I thought I would blog about my journey of personal growth. A part of me is hoping that blogging about my triumphs, discoveries, and even my struggles will help me down my path to self betterment.
In short this blog is to help me document my life, and to see if any progress is made.
A New Year’s resolution? Not really. Although last year brought some sufficient change and different perspective into my life. However, current circumstances are having some profound negative impact on my life as well. Should I allow such negativity to destroy what beautiful self I may have? Or should I use it as a wake up call to do something?!?!
What do you think Reader? I can express to you through this blog of what I plan to do, or I can actually go out and do it! No whining in this blog, and no self pity. I intend to enjoy life and learn something new each day to better myself.
I will dedicate 2-3 times a week to this blog telling you what I have done and what I have learned. Perhaps you’re not even out there dear Reader, but in truth this blog is for myself. Hopefully if you are out there this will inspire you in someway.

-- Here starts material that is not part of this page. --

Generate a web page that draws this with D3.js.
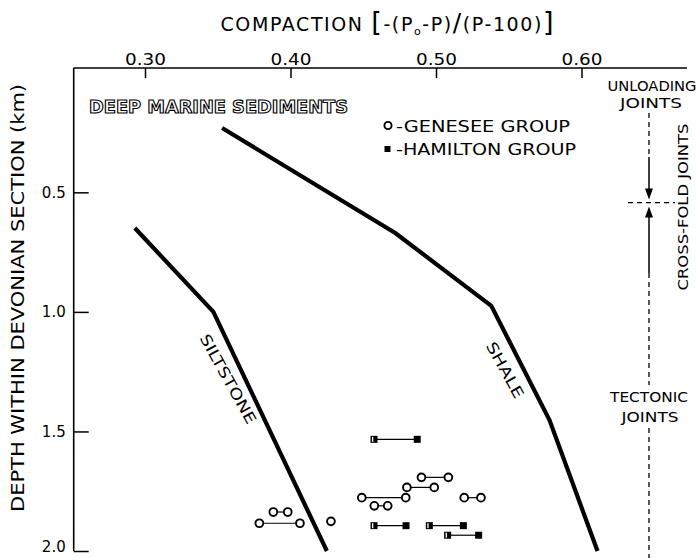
<!DOCTYPE html>
<meta charset="utf-8">
<script src="https://d3js.org/d3.v7.min.js"></script>
<style>
  body { margin: 0; background: #fff; }
  text { font-family: 'DejaVu Sans', sans-serif; fill: #000; }
</style>
<body>
<div id="chart"></div>
<script>

// compaction ticks (top axis) and depth ticks (left axis)
var xTicks = [0.30, 0.40, 0.50, 0.60]
var yTicks = [0.5, 1.0, 1.5, 2.0]

// trend lines: [compaction, depth km]
var shale = [[0.353, 0.231], [0.472, 0.670], [0.538, 0.975], [0.578, 1.452], [0.611, 2.0]]
var siltstone = [[0.293, 0.649], [0.347, 1.0], [0.425, 2.0]]

// measured pairs: [compaction left, compaction right, depth]
var genesee = [
  [0.490, 0.5085, 1.692],
  [0.480, 0.4988, 1.734],
  [0.449, 0.4792, 1.777],
  [0.4576, 0.4668, 1.811],
  [0.5194, 0.5309, 1.777],
  [0.3882, 0.3981, 1.837],
  [0.3786, 0.4065, 1.884]
]
var geneseeSingle = [[0.4278, 1.876]]
var hamilton = [
  [0.4574, 0.4871, 1.533],
  [0.4574, 0.4794, 1.894],
  [0.4954, 0.5188, 1.894],
  [0.5080, 0.5293, 1.934]
]

// joint zones on the right side (depth of cross-fold boundary)
var crossFoldDepth = 0.543

var width = 698, height = 558
var wide = "spacingAndGlyphs"

var svg = d3.select("#chart").append("svg")
    .attr("width", width)
    .attr("height", height)

var x = d3.scaleLinear().domain([0.30, 0.60]).range([145, 581.5])
var y = d3.scaleLinear().domain([-0.02, 2.0]).range([68, 551])

var xMin = 0.251, xMax = 0.6725

// frame lines
svg.append("line")
  .attr("x1", x(xMin)).attr("x2", x(xMax))
  .attr("y1", y(-0.02)).attr("y2", y(-0.02))
  .attr("stroke", "#000").attr("stroke-width", 1.6)
svg.append("line")
  .attr("x1", x(xMin)).attr("x2", x(xMin))
  .attr("y1", y(-0.02)).attr("y2", y(2.0))
  .attr("stroke", "#000").attr("stroke-width", 1.6)

// top axis
var gx = svg.append("g")
  .attr("transform", "translate(0," + y(-0.02) + ")")
  .call(d3.axisTop(x).tickValues(xTicks).tickSize(-10).tickPadding(3)
    .tickFormat(d3.format(".2f")))
gx.select(".domain").remove()
gx.selectAll("line").attr("stroke-width", 1.5)
gx.selectAll("text")
  .style("font-size", "16px").style("font-family", "'DejaVu Sans', sans-serif")
  .attr("textLength", 41).attr("lengthAdjust", wide)

// left axis
var gy = svg.append("g")
  .attr("transform", "translate(" + x(xMin) + ",0)")
  .call(d3.axisLeft(y).tickValues(yTicks).tickSize(-15).tickPadding(8)
    .tickFormat(d3.format(".1f")))
gy.select(".domain").remove()
gy.selectAll("line").attr("stroke-width", 1.5)
gy.selectAll("text").style("font-size", "15px").style("font-family", "'DejaVu Sans', sans-serif")
gy.selectAll("text").filter(function(d) { return d === 2.0 }).attr("dy", "0.05em")

// axis titles
var title = svg.append("text")
  .attr("x", 387).attr("y", 31)
  .attr("text-anchor", "middle")
  .attr("textLength", 333)
  .attr("lengthAdjust", "spacing")
  .style("font-size", "19px")
title.append("tspan").text("COMPACTION ")
title.append("tspan").style("font-size", "27px").text("[")
title.append("tspan").text("-(P")
title.append("tspan").attr("dy", 4).style("font-size", "11px").text("o")
title.append("tspan").attr("dy", -4).text("-P)")
title.append("tspan").style("font-size", "25px").text("/")
title.append("tspan").text("(P-100)")
title.append("tspan").style("font-size", "27px").text("]")

svg.append("text")
  .attr("transform", "translate(18,298) rotate(-90)")
  .attr("text-anchor", "middle")
  .attr("dy", "0.35em")
  .attr("textLength", 428).attr("lengthAdjust", wide)
  .style("font-size", "17px")
  .text("DEPTH WITHIN DEVONIAN SECTION (km)")

// outlined label
svg.append("text")
  .attr("x", 89).attr("y", 113)
  .attr("textLength", 259).attr("lengthAdjust", wide)
  .style("font-size", "17px")
  .style("font-weight", "bold")
  .style("fill", "#fff")
  .style("stroke", "#000")
  .style("stroke-width", 1.1)
  .text("DEEP MARINE SEDIMENTS")

// trend lines
var line = d3.line()
  .x(function(d) { return x(d[0]) })
  .y(function(d) { return y(d[1]) })

svg.append("path").datum(shale)
  .attr("d", line)
  .attr("fill", "none").attr("stroke", "#000").attr("stroke-width", 4.2)
svg.append("path").datum(siltstone)
  .attr("d", line)
  .attr("fill", "none").attr("stroke", "#000").attr("stroke-width", 4.2)

svg.append("text")
  .attr("transform", "translate(228,379) rotate(61)")
  .attr("text-anchor", "middle")
  .attr("dy", "0.35em")
  .attr("textLength", 100).attr("lengthAdjust", wide)
  .style("font-size", "15px")
  .text("SILTSTONE")
svg.append("text")
  .attr("transform", "translate(505,370) rotate(61)")
  .attr("text-anchor", "middle")
  .attr("dy", "0.35em")
  .attr("textLength", 62).attr("lengthAdjust", wide)
  .style("font-size", "15px")
  .text("SHALE")

// data pairs
svg.selectAll(".gLink").data(genesee).enter().append("line")
  .attr("x1", function(d) { return x(d[0]) })
  .attr("x2", function(d) { return x(d[1]) })
  .attr("y1", function(d) { return y(d[2]) })
  .attr("y2", function(d) { return y(d[2]) })
  .attr("stroke", "#000").attr("stroke-width", 1.2)
svg.selectAll(".hLink").data(hamilton).enter().append("line")
  .attr("x1", function(d) { return x(d[0]) })
  .attr("x2", function(d) { return x(d[1]) })
  .attr("y1", function(d) { return y(d[2]) })
  .attr("y2", function(d) { return y(d[2]) })
  .attr("stroke", "#000").attr("stroke-width", 1.2)

var gPts = []
genesee.forEach(function(d) { gPts.push([d[0], d[2]]); gPts.push([d[1], d[2]]) })
geneseeSingle.forEach(function(d) { gPts.push(d) })
svg.selectAll(".gPt").data(gPts).enter().append("circle")
  .attr("cx", function(d) { return x(d[0]) })
  .attr("cy", function(d) { return y(d[1]) })
  .attr("r", 3.9)
  .attr("fill", "#fff").attr("stroke", "#000").attr("stroke-width", 1.9)

var hPts = []
hamilton.forEach(function(d) { hPts.push([d[0], d[2], 0]); hPts.push([d[1], d[2], 1]) })
svg.selectAll(".hPt").data(hPts).enter().append("rect")
  .attr("x", function(d) { return x(d[0]) - 3.5 })
  .attr("y", function(d) { return y(d[1]) - 3.5 })
  .attr("width", 7).attr("height", 7)
  .attr("fill", "#000")
// left ends are drawn half open in the original
svg.selectAll(".hOpen").data(hPts.filter(function(d) { return d[2] === 0 })).enter().append("rect")
  .attr("x", function(d) { return x(d[0]) - 2 })
  .attr("y", function(d) { return y(d[1]) - 2.5 })
  .attr("width", 1.3).attr("height", 5)
  .attr("fill", "#fff")

// legend
svg.append("circle").attr("cx", 388).attr("cy", 125.5).attr("r", 3.6)
  .attr("fill", "#fff").attr("stroke", "#000").attr("stroke-width", 1.9)
svg.append("text").attr("x", 396).attr("y", 132).attr("textLength", 174).attr("lengthAdjust", wide)
  .style("font-size", "16px").text("-GENESEE GROUP")
svg.append("rect").attr("x", 384.5).attr("y", 146).attr("width", 6).attr("height", 6).attr("fill", "#000")
svg.append("text").attr("x", 396).attr("y", 155).attr("textLength", 180).attr("lengthAdjust", wide)
  .style("font-size", "16px").text("-HAMILTON GROUP")

// joint annotations on the right
var jx = 649
svg.append("text").attr("x", 652).attr("y", 91).attr("text-anchor", "middle")
  .attr("textLength", 89).attr("lengthAdjust", wide).style("font-size", "14px").text("UNLOADING")
svg.append("text").attr("x", 651).attr("y", 108).attr("text-anchor", "middle")
  .attr("textLength", 62).attr("lengthAdjust", wide).style("font-size", "14px").text("JOINTS")
svg.append("text").attr("x", 649).attr("y", 402).attr("text-anchor", "middle")
  .attr("textLength", 78).attr("lengthAdjust", wide).style("font-size", "14px").text("TECTONIC")
svg.append("text").attr("x", 650).attr("y", 422).attr("text-anchor", "middle")
  .attr("textLength", 57).attr("lengthAdjust", wide).style("font-size", "14px").text("JOINTS")
svg.append("text")
  .attr("transform", "translate(683,207) rotate(-90)")
  .attr("text-anchor", "middle").attr("dy", "0.35em")
  .attr("textLength", 167).attr("lengthAdjust", wide)
  .style("font-size", "14px").text("CROSS-FOLD JOINTS")

var dash = "5,4"
var yc = y(crossFoldDepth)
svg.append("line").attr("x1", jx).attr("x2", jx).attr("y1", 113).attr("y2", 157)
  .attr("stroke", "#000").attr("stroke-width", 1.3).attr("stroke-dasharray", dash)
svg.append("line").attr("x1", jx).attr("x2", jx).attr("y1", 157).attr("y2", yc - 10)
  .attr("stroke", "#000").attr("stroke-width", 1.5)
svg.append("path").attr("d", "M" + (jx - 4) + "," + (yc - 14) + "L" + (jx + 4) + "," + (yc - 14) + "L" + jx + "," + (yc - 3) + "Z")
svg.append("line").attr("x1", 628).attr("x2", 675).attr("y1", yc).attr("y2", yc)
  .attr("stroke", "#000").attr("stroke-width", 1.3).attr("stroke-dasharray", dash)
svg.append("path").attr("d", "M" + (jx - 4) + "," + (yc + 15) + "L" + (jx + 4) + "," + (yc + 15) + "L" + jx + "," + (yc + 4) + "Z")
svg.append("line").attr("x1", jx).attr("x2", jx).attr("y1", yc + 10).attr("y2", 273)
  .attr("stroke", "#000").attr("stroke-width", 1.5)
svg.append("line").attr("x1", jx).attr("x2", jx).attr("y1", 273).attr("y2", 385)
  .attr("stroke", "#000").attr("stroke-width", 1.3).attr("stroke-dasharray", dash)
svg.append("line").attr("x1", jx).attr("x2", jx).attr("y1", 428).attr("y2", 558)
  .attr("stroke", "#000").attr("stroke-width", 1.3).attr("stroke-dasharray", dash)

</script>
</body>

Inside we are all battling something, but it is up to us to fight back and take control of our lives! No matter your troubles that you’re struggling with please know that you have the strength inside you to overcome them. And please know that you’re not alone. If you’re out there…please know that you have my support and love!
If you’re out there Reader let us support each other through all of life’s lessons… That’s what every mishap or upsetting circumstance is… A lesson.

Today’s lesson: Fight back and take control of your life, because you’re worth it!